Empatía

…Y la naturaleza recuperó terreno: peces en los canales de Venecia, ciervos en medio de la carretera, coyotes en las calles de San Francisco, plantas silvestres abriéndose paso en el asfalto, aire más puro y menos contaminación acústica en las ciudades… Y también se intentó no dejar a nadie atrás. Pero fue sólo un paréntesis, un recordatorio sin el suficiente calado para revisar de verdad el contrato social-natural, para aprender de la capacidad de adaptación de los animales y adoptar modelos de inteligencia más complejos, para asimilar de una vez que el crecimiento per se no puede ser la finalidad.

No es momento de megaproyectos. En la escala está la clave, en cambiar aquello que podemos tocar, optar por gestos mínimos de incidencia máxima, aplicar la noción de arm’s lenght, la igualdad de condiciones. La inteligencia pasa por la empatía. Por la empatía y la gratitud.

Gratitude es el título de uno de los últimos ensayos de Oliver Sacks, en el que escribía las siguientes palabras: «It is the fate of every human being to be a unique individual, to find his own path, to live his own life, to die his own death (…) My predominant feeling is one of gratitude. I have loved and been loved. I have given much and I have given something in return. Above all, I have been a sentient being, a thinking animal, on this beautiful planet, and that in itself has been an enormous privilege and adventure».

Viendo estos días el documental Oliver Sacks: His own life nos reencontramos con una personalidad compleja, contradictoria, vital, apasionada y tremendamente empática. Neurólogo y escritor, Sacks no quiso ser un teórico, sino que prefirió estar cerca de sus pacientes, muchos de ellos en situaciones extremas y desesperadas, preguntarles «cómo estaban», escuchar sus respuestas y escribir sus historias. No fue hasta después que varios de sus libros alcanzaron un número considerable de lectores que el establishment médico empezó a tomar en serio sus investigaciones, que contribuyeron a un mejor entendimiento del funcionamiento del cerebro y la diversidad de la experiencia humana.
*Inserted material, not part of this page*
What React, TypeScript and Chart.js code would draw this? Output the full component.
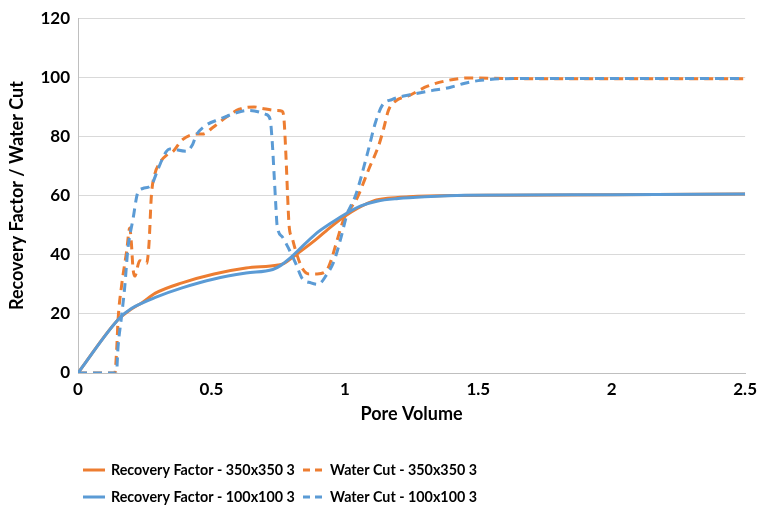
import { useEffect, useRef } from 'react';
import { Chart, registerables } from 'chart.js';

Chart.register(...registerables);

// Recovery Factor - 350x350 3
const rfOrangeX = [0, 0.15, 0.2, 0.24, 0.29, 0.39, 0.51, 0.63, 0.75, 0.77, 0.82, 0.89, 0.95, 1.0, 1.05, 1.11, 1.16, 1.24, 1.4, 1.6, 2.0, 2.5];
const rfOrangeY = [0, 18, 21.6, 23.8, 27, 30.5, 33.5, 35.5, 36.5, 37, 40.2, 45, 49.6, 53, 55.8, 58.3, 59.1, 59.6, 60, 60.1, 60.3, 60.5];

// Recovery Factor - 100x100 3
const rfBlueX = [0, 0.155, 0.2, 0.24, 0.29, 0.39, 0.51, 0.63, 0.73, 0.76, 0.79, 0.82, 0.89, 0.95, 1.01, 1.06, 1.12, 1.2, 1.3, 1.45, 2.0, 2.5];
const rfBlueY = [0, 18.5, 21.8, 23.6, 25.6, 28.8, 31.8, 33.8, 35, 36.4, 38.5, 41, 47, 50.8, 54.2, 56.5, 58.1, 59, 59.6, 60.1, 60.3, 60.5];

// Water Cut - 350x350 3
const wcOrangeX = [0, 0.138, 0.145, 0.15, 0.164, 0.182, 0.194, 0.2, 0.206, 0.213, 0.231, 0.257, 0.266, 0.275, 0.287, 0.306, 0.336, 0.355, 0.39, 0.443, 0.467, 0.505, 0.555, 0.604, 0.66, 0.69, 0.746, 0.766, 0.772, 0.78, 0.785, 0.791, 0.803, 0.817, 0.84, 0.866, 0.896, 0.93, 0.948, 0.97, 0.996, 1.045, 1.09, 1.127, 1.145, 1.164, 1.19, 1.24, 1.31, 1.4, 1.47, 1.6, 2.0, 2.5];
const wcOrangeY = [0, 0, 8, 17.8, 30, 41, 49, 44, 35.5, 32.8, 38, 37, 43.6, 60, 67, 71, 74, 74.8, 78.8, 80.8, 80.8, 83, 86.5, 89.2, 90, 89.5, 88.8, 88.5, 85.8, 72, 61, 50, 45.6, 41, 35.5, 33.5, 33.5, 34.5, 38, 44.6, 52, 59, 69, 77, 82.5, 89, 92, 93.8, 97, 99.2, 99.8, 99.6, 99.5, 99.5];

// Water Cut - 100x100 3
const wcBlueX = [0, 0.144, 0.15, 0.163, 0.175, 0.187, 0.206, 0.224, 0.243, 0.275, 0.3, 0.33, 0.343, 0.405, 0.43, 0.443, 0.48, 0.53, 0.593, 0.64, 0.704, 0.72, 0.728, 0.735, 0.742, 0.746, 0.766, 0.79, 0.817, 0.84, 0.873, 0.9, 0.93, 0.96, 0.985, 1.008, 1.04, 1.083, 1.115, 1.14, 1.176, 1.25, 1.325, 1.39, 1.45, 1.51, 1.64, 2.0, 2.5];
const wcBlueY = [0, 0, 8.7, 19, 29, 42, 52, 61, 62.4, 63.6, 69, 74.8, 75.8, 75, 77.4, 80.4, 83.8, 85.8, 88, 88.8, 87.5, 85.8, 78, 67, 55.6, 50, 46, 42, 36.8, 32, 30.5, 30, 33, 38, 45.6, 53.6, 60, 73.7, 84.8, 90.5, 92.5, 94.2, 95.5, 96.5, 98, 99, 99.6, 99.6, 99.6];

const seriesLabels = ['Recovery Factor - 350x350 3', 'Recovery Factor - 100x100 3', 'Water Cut - 350x350 3', 'Water Cut - 100x100 3'];
const xTitle = 'Pore Volume';
const yTitle = 'Recovery Factor / Water Cut';

const ORANGE = '#ED7D31';
const BLUE = '#5B9BD5';
const FONT = 'Lato, "Liberation Sans", sans-serif';

const toPts = (xs: number[], ys: number[]) => xs.map((x, i) => ({ x, y: ys[i] }));

const legendPlugin = {
  id: 'gridLegend',
  afterDraw(chart: any) {
    const ctx = chart.ctx;
    const ds = chart.data.datasets;
    const cols = [{ s: 83, e: 105, t: 111 }, { s: 303, e: 322, t: 330 }];
    const rows = [470, 497];
    const layout = [[0, 0], [1, 0], [0, 1], [1, 1]]; // [row, col]
    ctx.save();
    ctx.font = `bold 14.3px ${FONT}`;
    ctx.fillStyle = '#000';
    ctx.textBaseline = 'middle';
    ds.forEach((d: any, i: number) => {
      const [r, c] = layout[i];
      const y = rows[r];
      const col = cols[c];
      ctx.beginPath();
      ctx.strokeStyle = d.borderColor;
      ctx.lineWidth = 3;
      ctx.setLineDash(d.borderDash && d.borderDash.length ? [7, 5] : []);
      ctx.moveTo(col.s, y);
      ctx.lineTo(col.e, y);
      ctx.stroke();
      ctx.setLineDash([]);
      ctx.fillText(d.label, col.t, y);
    });
    ctx.restore();
  },
};

export default function App() {
  const ref = useRef<HTMLCanvasElement>(null);
  useEffect(() => {
    document.body.style.margin = '0';
    const canvas = ref.current;
    if (!canvas) return;
    const common = { fill: false, pointRadius: 0, borderWidth: 3, cubicInterpolationMode: 'monotone' as const, showLine: true };
    const chart = new Chart(canvas, {
      type: 'scatter',
      data: {
        datasets: [
          { ...common, label: seriesLabels[0], data: toPts(rfOrangeX, rfOrangeY), borderColor: ORANGE, backgroundColor: ORANGE, order: 3 },
          { ...common, label: seriesLabels[1], data: toPts(rfBlueX, rfBlueY), borderColor: BLUE, backgroundColor: BLUE, order: 1 },
          { ...common, label: seriesLabels[2], data: toPts(wcOrangeX, wcOrangeY), borderColor: ORANGE, backgroundColor: ORANGE, borderDash: [9, 6], order: 4 },
          { ...common, label: seriesLabels[3], data: toPts(wcBlueX, wcBlueY), borderColor: BLUE, backgroundColor: BLUE, borderDash: [9, 6], order: 2 },
        ],
      },
      options: {
        animation: false,
        responsive: false,
        layout: { padding: { left: 0, right: 15, top: 15, bottom: 81 } },
        plugins: { legend: { display: false }, tooltip: { enabled: false } },
        scales: {
          x: {
            type: 'linear',
            min: 0,
            max: 2.5,
            ticks: {
              stepSize: 0.5,
              color: '#000',
              font: { family: FONT, size: 17, weight: 'bold' },
              padding: 6,
              maxRotation: 0,
              callback: (v: any) => String(Number(v)),
            },
            grid: { display: false, drawTicks: false },
            border: { display: true, color: '#BFBFBF', width: 1 },
            title: { display: true, text: xTitle, color: '#000', font: { family: FONT, size: 18, weight: 'bold' }, padding: { top: 0, bottom: 3 } },
            afterFit: (s: any) => { s.height = 55; },
          },
          y: {
            min: 0,
            max: 120,
            ticks: { stepSize: 20, color: '#000', font: { family: FONT, size: 17, weight: 'bold' }, padding: 8 },
            grid: { color: '#D9D9D9', drawTicks: false },
            border: { display: true, color: '#BFBFBF', width: 1 },
            title: { display: true, text: yTitle, color: '#000', font: { family: FONT, size: 18, weight: 'bold' }, padding: { top: 6, bottom: 0 } },
            afterFit: (s: any) => { s.width = 78; },
          },
        },
      },
      plugins: [legendPlugin],
    });
    return () => chart.destroy();
  }, []);
  return (
    <div style={{ width: 763, height: 509 }}>
      <canvas ref={ref} width={763} height={509} style={{ display: 'block' }} />
    </div>
  );
}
El pensamiento creativo (no sólo el de los y las artistas – à propos, ¡qué necesario es recuperar ahora también a Joseph Beuys!-) se articula en esas mismas premisas, sigue procesos individuales, idiosincráticos, se pone «en el lugar del otro», es transversal, permite ver las cosas desde perspectivas renovadas… Este es el tipo de pensamiento que hay que practicar y reivindicar, el que nos reconciliará con nosotros y con nuestro entorno.

Empathy

…And nature recovered its lost ground: fish in Venice’s canals, deer in the middle of the roads, coyotes on the streets of San Francisco, wild plants pushing their way up through concrete, cleaner air and less noise pollution in cities… The idea was not to leave anyone behind… But it was only a parenthesis, a reminder not deep enough to really revisit the social-natural contract, to learn the animal’s ability to adapt and adopt more complex intelligence models to once and for all assimilate that growth per se cannot be the aim.
Right now it is not the time for megaprojects. The key is the scale, it is changing what we may really touch, to choose minimal gestures for a maximum effect, to apply the notion of arm’s length, equal terms. Intelligence hangs on empathy. Empathy and gratitude.
Gratitude is the title of one of the last essays by Oliver Sacks, in which he wrote the following words: «It is the fate of every human being to be a unique individual, to find his own path, to live his own life, to die his own death (…) My predominant feeling is one of gratitude. I have loved and been loved. I have given much and I have given something in return. Above all, I have been a sentient being, a thinking animal, on this beautiful planet, and that in itself has been an enormous privilege and adventure.»
When viewing these days the documentary Oliver Sacks: His own life, we may rediscover a complex, contradictory, vital, passionate and highly empathic personality. Neurologist and writer, Sacks did not want to be a theoretician, but rather stay close to his patients, many of them in very serious and desperate conditions, to ask them «how they were», to listen to their answers and write their stories. However, it was only after several of his books had reached quite a large audience that the medical establishment started to take his research, which contributed to a better understanding of how the brain works and the diversity of human experience, seriously.
Creative thinking (not only that of male or female artists -by the way, how much we need now to also recover Joseph Beuys!-) is organised along these very same assumptions, it follows individual, idiosyncratic processes, to put oneself «in another’s shoes», it is transversal, it allows us to see things from renewed points of view… This is the type of thinking that we must put into practice and fight for, the one that will reconcile us with ourselves and with our environment.